You can kill the background for speed, if you wish.[x]

Thursday, August 25, 2011

strtotime() weirdness

So today at work I found a bug in my (or possibly one of my coworkers') PHP code where strtotime() was being called without a unit - in this case it was strtotime("-91"). strtotime didn't, as I had hoped, assume I meant days, so I investigated as to what it did assume. Poking around the source proved a task that outlasted my curiosity, since I had no clue where the entry and exit to the code was, and it was a pretty complex bit of code. So instead I plugged in some numbers to the PHP command line. I subtracted the output of strtotime from time() to get the difference, and divided by 24*60*60 to get it in days, and got some very odd numbers indeed:
php> print (time() - strtotime("+91"))/24/60/60;
4.0833333333333
php> print (time() - strtotime("+1"))/24/60/60;
0.33333333333333
php> print (time() - strtotime("-1"))/24/60/60;
0.25
php> print (time() - strtotime("-2"))/24/60/60;
0.20833333333333
php> print (time() - strtotime("-2"))/24/60/60;
0.20833333333333
php> print (time() - strtotime("+2"))/24/60/60;
0.375
Interesting. So I decided to make some graphs, of course. I eventually came up with this bit of code:

php -r '$range = 5000; function doit($i, $posneg) { $diff = (time() - strtotime("$posneg$i"))/24/60/60; if($diff > 10000) { $diff -= 15207; } print "$posneg$i,$diff\n"; } for($i=-$range;$i<=$range;$i++) { $posneg = ($i <= 0 ? "" : "+"); if($i == 0) { doit(0,"-"); } doit($i,$posneg); if($i == 0) { doit(0,"+"); } }' > phpstrtotime5000.csv

The $diff adjustment bit is because I was getting a lot of numbers that were waaaaay up around 15212, and a bunch around 1, but nothing in between, so I adjusted the big nubmers so they could be seen on the vertical scale. This is what I ended up with - the whole range, then zoomed in from -500 to 500: As I was putting this blog post together, I realized I could have done strtotime("-91",0) to just calculate from a timestamp of zero, so I tried that out:

php -r '$range = 5000; function doit($i, $posneg) { $diff = strtotime("$posneg$i",0)/24/60/60; if($diff > 10000) { $diff -= 15207; } print "$posneg$i,$diff\n"; } for($i=-$range;$i<=$range;$i++) { $posneg = ($i <= 0 ? "" : "+"); if($i == 0) { doit(0,"-"); } doit($i,$posneg); if($i == 0) { doit(0,"+"); } }' > phpstrtotime5000_2.csv

This had the apparent effect of getting rid of all those weird outliers and replacing them with zeroes. That, combined with the number, made me realize that the 15212 number was in fact time()/24/60/60 - meaning that strtotime() probably returns zero regardless of the base time provided for those ranges. Here are my graphs from that run:

Now, I have no clue why strtotime() behaves like this. I know it's not defined how it should respond, but these numbers obviously have some kind of pattern, but I'm not sure what it is.

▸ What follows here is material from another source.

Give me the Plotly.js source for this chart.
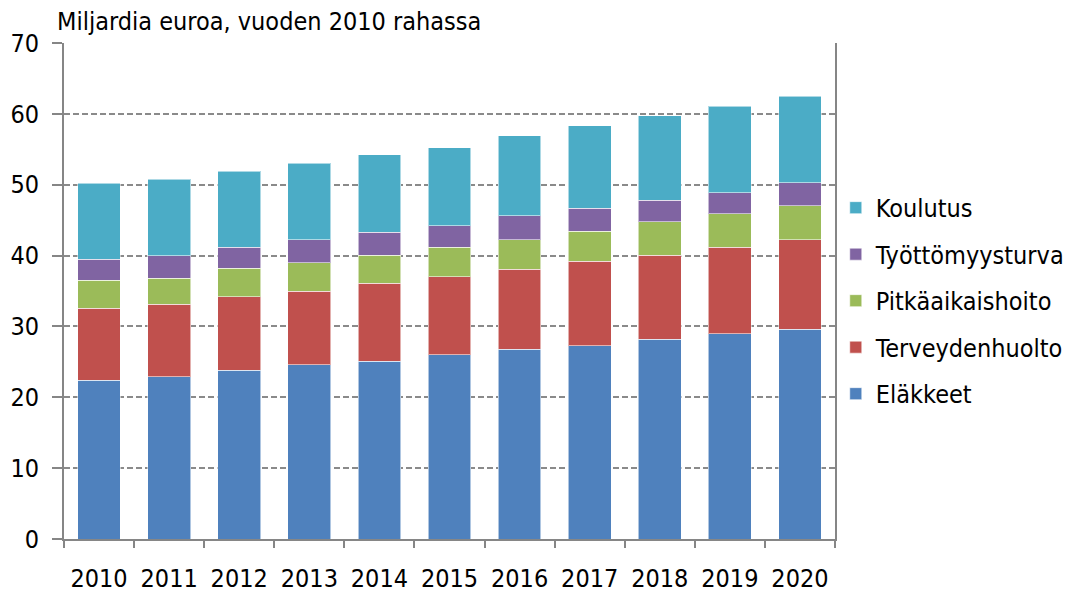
<!DOCTYPE html>
<html>
<head>
<meta charset="utf-8">
<script src="https://cdn.plot.ly/plotly-3.0.1.min.js"></script>
<style>
html,body{margin:0;padding:0;background:#fff;}
#chart{width:1073px;height:593px;}
</style>
</head>
<body>
<div id="chart"></div>
<script>
const years = ["2010","2011","2012","2013","2014","2015","2016","2017","2018","2019","2020"];
const elakkeet        = [22.4, 22.9, 23.8, 24.6, 25.1, 26.0, 26.8, 27.3, 28.2, 29.0, 29.6];
const terveydenhuolto = [10.2, 10.2, 10.4, 10.4, 11.0, 11.0, 11.3, 11.9, 11.85, 12.2, 12.65];
const pitkaaikaishoito= [3.9, 3.7, 4.0, 4.0, 3.95, 4.2, 4.15, 4.2, 4.75, 4.7, 4.75];
const tyottomyysturva = [3.0, 3.2, 3.0, 3.25, 3.25, 3.0, 3.35, 3.3, 3.0, 3.0, 3.3];
const koulutus        = [10.7, 10.8, 10.7, 10.8, 10.9, 11.05, 11.3, 11.6, 11.9, 12.2, 12.2];

const FONT = "'DejaVu Sans Condensed', 'DejaVu Sans', 'Liberation Sans', sans-serif";
const FS = 25;

const series = [
  {name: "Eläkkeet", y: elakkeet, color: "#4F81BD"},
  {name: "Terveydenhuolto", y: terveydenhuolto, color: "#C0504D"},
  {name: "Pitkäaikaishoito", y: pitkaaikaishoito, color: "#9BBB59"},
  {name: "Työttömyysturva", y: tyottomyysturva, color: "#8064A2"},
  {name: "Koulutus", y: koulutus, color: "#4BACC6"}
];

const data = series.map((s, i) => ({
  type: "bar",
  x: years,
  y: s.y,
  name: s.name,
  legendgroup: "g" + i,
  legendrank: 1000 - i,
  marker: {color: s.color, line: {color: "rgba(255,255,255,0.55)", width: 1}},
  hoverinfo: "skip"
}));

const layout = {
  width: 1073,
  height: 593,
  margin: {l: 64, r: 238, t: 43, b: 54, autoexpand: false},
  barmode: "stack",
  bargap: 0.39,
  paper_bgcolor: "#ffffff",
  plot_bgcolor: "#ffffff",
  font: {family: FONT, size: FS, color: "#000000"},
  title: {
    text: "Miljardia euroa, vuoden 2010 rahassa",
    xref: "container", yref: "container",
    x: 57/1073, xanchor: "left",
    y: 1 - 21/593, yanchor: "middle",
    font: {family: FONT, size: FS, color: "#000000"}
  },
  xaxis: {
    type: "category",
    showline: true, linecolor: "#868686", linewidth: 2,
    ticks: "outside", tickson: "boundaries", ticklen: 7, tickwidth: 2, tickcolor: "#868686",
    ticklabelstandoff: 16,
    showgrid: false, zeroline: false,
    tickfont: {family: FONT, size: FS, color: "#000000"}
  },
  yaxis: {
    range: [0, 70],
    dtick: 10,
    showline: true, mirror: true, linecolor: "#868686", linewidth: 2,
    ticks: "outside", ticklen: 10, tickwidth: 2, tickcolor: "#868686",
    ticklabelstandoff: 8,
    showgrid: true, gridcolor: "#8a8a8a", gridwidth: 2, griddash: "6px,3px",
    zeroline: false,
    tickfont: {family: FONT, size: FS, color: "#000000"}
  },
  legend: {
    x: 1.001, xanchor: "left",
    y: 0.48, yanchor: "middle",
    traceorder: "grouped",
    tracegroupgap: 11,
    itemwidth: 30,
    font: {family: FONT, size: FS, color: "#000000"},
    bgcolor: "rgba(0,0,0,0)"
  },
  showlegend: true
};

Plotly.newPlot("chart", data, layout, {displayModeBar: false, staticPlot: true});
</script>
</body>
</html>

Some other tidbits: the last numbers that don't return zero are +/-2459, and the slope of the line is approximately -36.57 seconds with a y-intercept of precisely -8 hours. The little slope in the middle is in the range (-100,100), with a slope of exactly -1 hour, and a y-intercept of exactly -8 hours again. The zero sections occur every 100 values - the function is zero from [100n+60,100n+99] for positive numbers, [100n-60,100n-99] for negative numbers, |n| > 1. For |n| <=1 - (-200,200) - there is the aforementioned discontinuity, plus a slight change in slope outside the (-100,100) range. Outside that range - in the ranges (-200,-100] and [100,200) - the slope is -47.94 seconds, again with that y-intercept of -8 hours. "+0" and "-0" are both 0.33333 days, but "0" returns 0 days.

I can guess that the zeroes are related to minutes in an hour or seconds in a minute, with 60 being a factor there - something is defined for 0-59, but not for 60-99. The y-intercept appears to be related to the current hour/time of day - my first sampling was taken at 1:XX UTC (6:XX local time) and the second at 2:XX UTC (7:XX local time), and the y-intercept changed from -7 to -8.

For reference, I was running the first set of stats at approximately 1:49:30am UTC, Friday, August 26, and the second stats some time afterwards. I'm in Pacific time, currently GMT-7.

I'm not sure is the cause of all this weirdness, and I know it doesn't matter at all, but it is really interesting - maybe sometime I'll have the time to plumb through the code and figure it out. If anyone else wants to play with it, I've put my numbers in a Google Spreadsheet that you can check out and download if you want.

P.S. I had formerly run the numbers with the upper graph, and the results were the exact same slopes (36.57 seconds, 1 hour, just y-mirrored, but with a y-intercept of 7 hours. Odd, but probably significant.